Specific (adaptive) immunity is acquired and improves with time. As the immune system encounters different antigens, it learns the best way to attack each type, and it begins to develop a memory for that antigen. Specific immunity is so named because it tailors its attack to a specific antigen previously encountered. It takes time to develop specific immunity after initial exposure to a new antigen; however, when the antigen is encountered in the future, the response is more rapid and more effective than that generated by nonspecific immunity. Specific immunity involves the action of lymphocytes (B cells and T cells), antibodies, antigen-presenting cells, and cytokines.

Most vaccines work by stimulating the development of specific immunity. Vaccines have been developed for many diseases in horses and are an effective way to enhance the immune response.

Mounting an Immune Response

To destroy invaders, the immune system must first recognize them. It can make this distinction because all cells have unique markers on their surface that identify them. A cell with markers on its surface that are not identical to those on the body’s own cells is identified as being foreign. The immune system then attacks that cell.

Some white blood cells (B cells) recognize invaders, or antigens, directly. When a B cell recognizes and attaches to the antigen, it produces antibodies, which coat the surface of the virus or bacteria to stop it from multiplying or infecting other cells. This process is called neutralization. Antibodies also label the foreign invaders so that other immune defenses can find and attack them. To prevent inappropriate immune responses, B cells usually require "permission" from helper T cells to produce antibodies.

T-cells are white blood cells that also need help from cells that first ingest the invader and break it into fragments. The fragments are then presented to the T cells so that they can recognize and destroy them.

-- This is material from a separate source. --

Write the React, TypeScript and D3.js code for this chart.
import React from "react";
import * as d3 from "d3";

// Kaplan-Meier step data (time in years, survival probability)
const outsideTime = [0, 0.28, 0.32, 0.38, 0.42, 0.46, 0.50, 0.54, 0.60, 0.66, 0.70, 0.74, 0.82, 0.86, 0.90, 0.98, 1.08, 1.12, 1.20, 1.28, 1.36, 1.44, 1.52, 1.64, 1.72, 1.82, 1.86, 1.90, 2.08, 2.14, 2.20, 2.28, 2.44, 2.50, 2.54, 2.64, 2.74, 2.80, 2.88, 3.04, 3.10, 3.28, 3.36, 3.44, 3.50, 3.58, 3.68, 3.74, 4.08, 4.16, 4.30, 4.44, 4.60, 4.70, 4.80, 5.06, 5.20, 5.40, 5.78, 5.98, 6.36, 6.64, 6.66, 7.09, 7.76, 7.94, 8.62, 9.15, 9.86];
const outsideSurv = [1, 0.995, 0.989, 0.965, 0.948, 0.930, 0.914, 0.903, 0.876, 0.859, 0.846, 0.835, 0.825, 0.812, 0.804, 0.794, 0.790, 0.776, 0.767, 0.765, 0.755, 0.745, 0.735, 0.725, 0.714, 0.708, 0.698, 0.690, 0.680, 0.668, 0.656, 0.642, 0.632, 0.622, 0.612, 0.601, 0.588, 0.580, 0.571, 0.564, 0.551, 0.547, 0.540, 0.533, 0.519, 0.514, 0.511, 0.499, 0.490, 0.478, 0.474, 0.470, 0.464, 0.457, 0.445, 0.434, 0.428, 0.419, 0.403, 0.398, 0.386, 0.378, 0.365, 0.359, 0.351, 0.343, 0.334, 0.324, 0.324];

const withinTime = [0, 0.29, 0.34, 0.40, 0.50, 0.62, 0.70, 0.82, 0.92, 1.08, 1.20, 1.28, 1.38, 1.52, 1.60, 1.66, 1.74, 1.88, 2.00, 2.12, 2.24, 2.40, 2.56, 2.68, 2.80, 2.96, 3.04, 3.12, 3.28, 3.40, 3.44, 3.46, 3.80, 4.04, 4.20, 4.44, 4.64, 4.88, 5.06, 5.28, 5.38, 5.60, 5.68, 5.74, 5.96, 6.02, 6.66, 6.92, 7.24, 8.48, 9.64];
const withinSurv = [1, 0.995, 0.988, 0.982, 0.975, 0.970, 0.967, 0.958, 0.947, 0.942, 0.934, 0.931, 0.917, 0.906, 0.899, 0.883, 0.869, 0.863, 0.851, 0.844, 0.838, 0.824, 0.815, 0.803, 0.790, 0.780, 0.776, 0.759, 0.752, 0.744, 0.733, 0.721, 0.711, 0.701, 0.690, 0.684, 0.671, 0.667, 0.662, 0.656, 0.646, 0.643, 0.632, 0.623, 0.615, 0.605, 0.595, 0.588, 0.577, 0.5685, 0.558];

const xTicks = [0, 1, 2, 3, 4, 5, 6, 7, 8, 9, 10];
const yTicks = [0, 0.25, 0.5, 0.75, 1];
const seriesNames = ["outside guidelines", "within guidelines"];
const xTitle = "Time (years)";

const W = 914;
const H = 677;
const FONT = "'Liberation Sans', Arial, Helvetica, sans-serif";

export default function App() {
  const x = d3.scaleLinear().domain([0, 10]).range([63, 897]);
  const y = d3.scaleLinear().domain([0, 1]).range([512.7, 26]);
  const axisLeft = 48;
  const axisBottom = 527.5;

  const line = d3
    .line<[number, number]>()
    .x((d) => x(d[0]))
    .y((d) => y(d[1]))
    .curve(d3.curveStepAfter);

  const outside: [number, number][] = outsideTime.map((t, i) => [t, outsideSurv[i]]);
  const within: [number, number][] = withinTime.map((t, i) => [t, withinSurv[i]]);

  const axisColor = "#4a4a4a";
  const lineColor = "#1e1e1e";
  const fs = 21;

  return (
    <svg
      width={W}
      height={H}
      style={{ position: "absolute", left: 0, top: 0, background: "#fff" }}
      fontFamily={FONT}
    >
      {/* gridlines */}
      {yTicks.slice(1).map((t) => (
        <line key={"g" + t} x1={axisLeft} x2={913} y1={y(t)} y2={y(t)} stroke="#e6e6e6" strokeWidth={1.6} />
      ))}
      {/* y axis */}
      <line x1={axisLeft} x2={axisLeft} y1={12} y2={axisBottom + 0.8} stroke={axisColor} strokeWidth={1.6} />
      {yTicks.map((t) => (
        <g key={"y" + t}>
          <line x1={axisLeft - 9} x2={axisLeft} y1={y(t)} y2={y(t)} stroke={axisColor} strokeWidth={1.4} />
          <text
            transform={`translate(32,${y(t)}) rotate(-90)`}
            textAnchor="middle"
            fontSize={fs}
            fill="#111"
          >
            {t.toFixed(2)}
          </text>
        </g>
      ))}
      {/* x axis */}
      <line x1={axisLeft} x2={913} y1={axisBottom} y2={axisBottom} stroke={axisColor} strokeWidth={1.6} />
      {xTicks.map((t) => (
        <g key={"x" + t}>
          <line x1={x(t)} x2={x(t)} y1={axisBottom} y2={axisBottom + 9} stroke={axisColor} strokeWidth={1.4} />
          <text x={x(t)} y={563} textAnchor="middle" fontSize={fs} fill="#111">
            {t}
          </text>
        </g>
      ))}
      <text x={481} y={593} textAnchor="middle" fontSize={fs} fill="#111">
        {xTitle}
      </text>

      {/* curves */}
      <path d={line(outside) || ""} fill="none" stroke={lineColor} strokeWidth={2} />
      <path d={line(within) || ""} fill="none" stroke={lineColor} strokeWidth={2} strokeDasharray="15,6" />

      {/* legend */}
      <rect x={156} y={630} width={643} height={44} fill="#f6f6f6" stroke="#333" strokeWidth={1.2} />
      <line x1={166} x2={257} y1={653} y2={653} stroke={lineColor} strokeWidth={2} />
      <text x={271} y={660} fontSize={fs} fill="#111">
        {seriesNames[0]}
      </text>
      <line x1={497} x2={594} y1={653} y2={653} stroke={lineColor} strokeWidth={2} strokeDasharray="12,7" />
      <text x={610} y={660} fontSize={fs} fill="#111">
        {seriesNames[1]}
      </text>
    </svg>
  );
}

These helper cells are called antigen-presenting cells.

Antigens and T cells

After an infectious organism has been eliminated, most of the immune cells and antibodies that fought the infection disappear. However, a small group of “memory” immune cells remain in the body. If the memory cells are later exposed to an antigen they remember, they help the body respond much faster and more strongly. This is why vaccines successfully prevent many diseases. Vaccines prime the immune system to respond quickly by exposing the T and B cells to the antigens on the infectious organism.

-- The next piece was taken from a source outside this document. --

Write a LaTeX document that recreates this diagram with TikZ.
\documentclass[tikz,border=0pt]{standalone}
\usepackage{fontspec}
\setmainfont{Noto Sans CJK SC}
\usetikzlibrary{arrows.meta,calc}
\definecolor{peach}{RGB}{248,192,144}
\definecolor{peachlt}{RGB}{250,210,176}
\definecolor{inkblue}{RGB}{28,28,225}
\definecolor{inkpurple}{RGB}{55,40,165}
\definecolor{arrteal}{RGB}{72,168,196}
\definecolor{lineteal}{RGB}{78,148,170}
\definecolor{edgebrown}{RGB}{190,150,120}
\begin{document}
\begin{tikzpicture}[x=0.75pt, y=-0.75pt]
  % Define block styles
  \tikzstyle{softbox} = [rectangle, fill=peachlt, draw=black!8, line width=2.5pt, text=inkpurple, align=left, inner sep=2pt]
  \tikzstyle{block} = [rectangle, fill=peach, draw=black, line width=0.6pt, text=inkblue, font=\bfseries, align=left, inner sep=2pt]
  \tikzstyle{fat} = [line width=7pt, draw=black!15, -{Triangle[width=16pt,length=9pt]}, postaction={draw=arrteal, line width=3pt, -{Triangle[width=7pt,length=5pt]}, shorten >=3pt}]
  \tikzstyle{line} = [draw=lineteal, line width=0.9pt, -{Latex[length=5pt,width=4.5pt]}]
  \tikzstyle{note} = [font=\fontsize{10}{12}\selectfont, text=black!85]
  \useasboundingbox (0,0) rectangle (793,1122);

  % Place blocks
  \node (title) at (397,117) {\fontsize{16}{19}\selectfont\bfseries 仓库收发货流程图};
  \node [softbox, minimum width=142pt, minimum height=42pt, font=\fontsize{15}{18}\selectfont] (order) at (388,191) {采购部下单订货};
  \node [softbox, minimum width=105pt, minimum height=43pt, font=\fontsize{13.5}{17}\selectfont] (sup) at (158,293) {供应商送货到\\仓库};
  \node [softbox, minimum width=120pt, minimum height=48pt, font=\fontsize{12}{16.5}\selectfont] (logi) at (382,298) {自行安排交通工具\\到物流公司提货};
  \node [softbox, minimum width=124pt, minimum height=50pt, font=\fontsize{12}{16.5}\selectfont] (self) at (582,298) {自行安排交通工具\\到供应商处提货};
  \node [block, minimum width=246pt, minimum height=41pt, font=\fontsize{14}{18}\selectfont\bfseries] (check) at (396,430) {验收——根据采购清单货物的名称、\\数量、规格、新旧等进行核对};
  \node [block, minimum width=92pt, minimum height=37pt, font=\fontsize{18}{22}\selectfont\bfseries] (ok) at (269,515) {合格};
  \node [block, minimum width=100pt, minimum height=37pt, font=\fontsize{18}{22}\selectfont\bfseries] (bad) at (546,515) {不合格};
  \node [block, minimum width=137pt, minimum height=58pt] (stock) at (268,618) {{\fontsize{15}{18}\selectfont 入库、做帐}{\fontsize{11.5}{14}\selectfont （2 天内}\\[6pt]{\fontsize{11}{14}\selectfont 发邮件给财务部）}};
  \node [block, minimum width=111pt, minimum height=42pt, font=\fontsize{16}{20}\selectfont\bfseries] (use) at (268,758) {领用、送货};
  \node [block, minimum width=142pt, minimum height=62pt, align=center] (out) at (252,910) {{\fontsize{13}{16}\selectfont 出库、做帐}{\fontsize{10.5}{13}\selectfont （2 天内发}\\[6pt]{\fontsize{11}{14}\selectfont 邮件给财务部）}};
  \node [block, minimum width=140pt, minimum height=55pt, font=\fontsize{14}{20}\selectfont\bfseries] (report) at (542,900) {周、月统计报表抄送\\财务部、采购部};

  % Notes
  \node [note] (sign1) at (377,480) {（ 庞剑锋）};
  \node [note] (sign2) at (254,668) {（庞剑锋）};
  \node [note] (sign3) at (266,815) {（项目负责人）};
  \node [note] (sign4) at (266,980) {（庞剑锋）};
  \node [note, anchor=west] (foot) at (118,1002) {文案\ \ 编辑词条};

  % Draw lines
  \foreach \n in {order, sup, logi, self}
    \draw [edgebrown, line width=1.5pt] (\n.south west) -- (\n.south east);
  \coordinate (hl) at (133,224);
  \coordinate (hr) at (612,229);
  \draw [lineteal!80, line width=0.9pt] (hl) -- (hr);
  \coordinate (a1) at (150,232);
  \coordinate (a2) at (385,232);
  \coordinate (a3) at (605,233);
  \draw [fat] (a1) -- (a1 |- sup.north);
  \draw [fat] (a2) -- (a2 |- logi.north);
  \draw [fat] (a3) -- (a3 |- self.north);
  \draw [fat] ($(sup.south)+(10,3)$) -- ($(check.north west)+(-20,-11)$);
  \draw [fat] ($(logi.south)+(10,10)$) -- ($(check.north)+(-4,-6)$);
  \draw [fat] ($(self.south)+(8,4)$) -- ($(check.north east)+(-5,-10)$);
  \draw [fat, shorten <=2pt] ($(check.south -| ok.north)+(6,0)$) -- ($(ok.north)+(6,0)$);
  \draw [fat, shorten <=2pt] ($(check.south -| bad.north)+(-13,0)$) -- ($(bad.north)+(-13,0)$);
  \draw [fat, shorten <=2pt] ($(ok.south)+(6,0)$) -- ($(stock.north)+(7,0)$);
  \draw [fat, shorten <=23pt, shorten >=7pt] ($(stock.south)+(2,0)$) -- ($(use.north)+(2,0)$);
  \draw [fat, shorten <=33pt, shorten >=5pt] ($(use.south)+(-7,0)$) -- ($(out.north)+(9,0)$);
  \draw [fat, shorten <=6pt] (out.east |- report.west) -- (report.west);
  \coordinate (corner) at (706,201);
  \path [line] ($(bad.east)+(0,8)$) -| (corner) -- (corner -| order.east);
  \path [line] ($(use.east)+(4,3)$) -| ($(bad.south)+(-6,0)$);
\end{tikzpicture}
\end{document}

Types of Immune System Disorders

The immune system does not always function properly. Immune system disorders, called immune-mediated disorders, occur when the immune system is overactive or underactive. Disorders resulting from an underactive immune system, called immunodeficiencies, put animals at an increased risk for infections. Alternatively, an overactive immune system can attack parts of its own body that it misidentifies as foreign, causing what is known as an autoimmune disorder. At other times, the immune system overreacts to foreign invaders by producing too many antibodies (called gammopathies) or other chemicals (known as hypersensitivity or allergic reactions). There can be excessive responses of nonspecific (innate) or specific (adaptive) immunity.